Patents of background interest include U.S. Pat. Nos. 3,275,436; 3,854,942; 4,294,422; 4,301,195; 4,419,004; 4,419,005; 4,489,122; and 4,529,650. Also known are thermal transfer imaging sheets containing certain coating compositions thereof, and more specifically processes for obtaining transparencies suitable for the effective transfer of developed images from a donor sheet which comprises providing a transparent substrate, and applying a coating thereto selected from poly(vinylethers), poly(acrylic acids), poly(methacrylic acids esters), reference U.S. Ser. No. 666,702 relating to thermal transfer printing sheets.

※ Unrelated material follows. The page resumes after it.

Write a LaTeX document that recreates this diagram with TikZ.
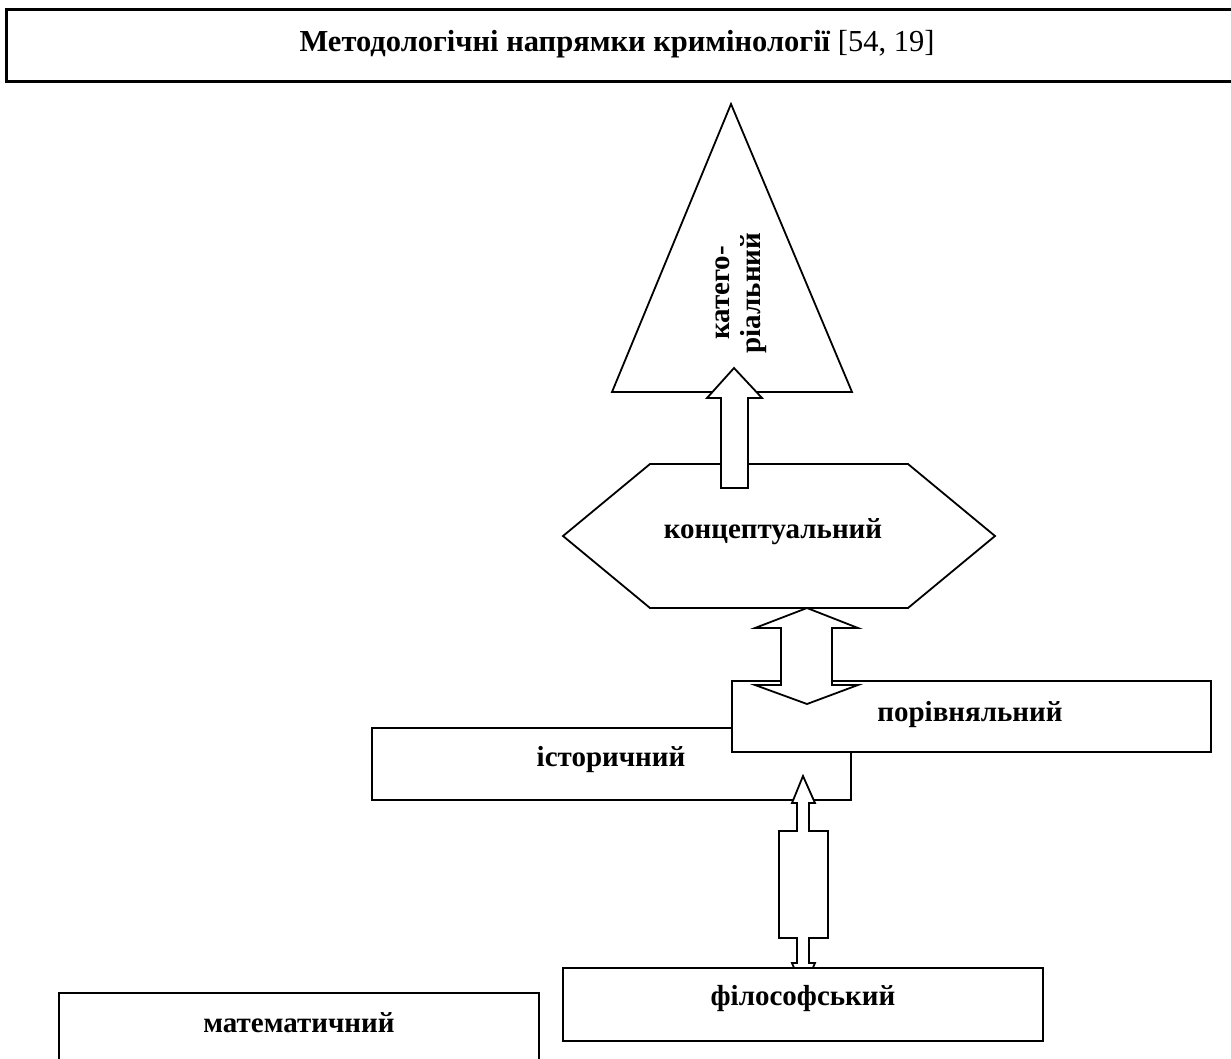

Moreover, there are known coatings for ink jet transparencies including blends of carboxylated polymers with poly(alkylene glycol), reference U.S. Pat. No. 4,474,850; transparencies containing blends of poly(vinyl pyrrolidone) with matrix forming polymers such as gelatin or poly(vinyl alcohol), swellable by water and insoluble at room temperature but soluble at elevated temperatures, reference U.S. Pat. No. 4,503,111; and ink jet transparencies comprised of blends of poly(ethylene oxide) with carboxymethyl cellulose as illustrated in U.S. Pat. No. 4,592,954, the disclosure of which is totally incorporated herein by reference.
Although the transparencies illustrated in the prior art are suitable in most instances for their intended purposes, there remains a need for new transparencies with coatings thereover that are useful in electrographic and xerographic imaging processes, and that will enable the formation of images with high optical densities. Additionally, there is a need for transparencies which permit improved toner flow in the imaged areas thereby enabling higher quality transparencies with acceptable optical densities. There is also a need for transparencies with specific coatings that possess other advantages, inclusive of enabling excellent adhesion between the toned image and the transparency or coated papers selected, and wherein images with excellent resolution and no background deposits are obtained.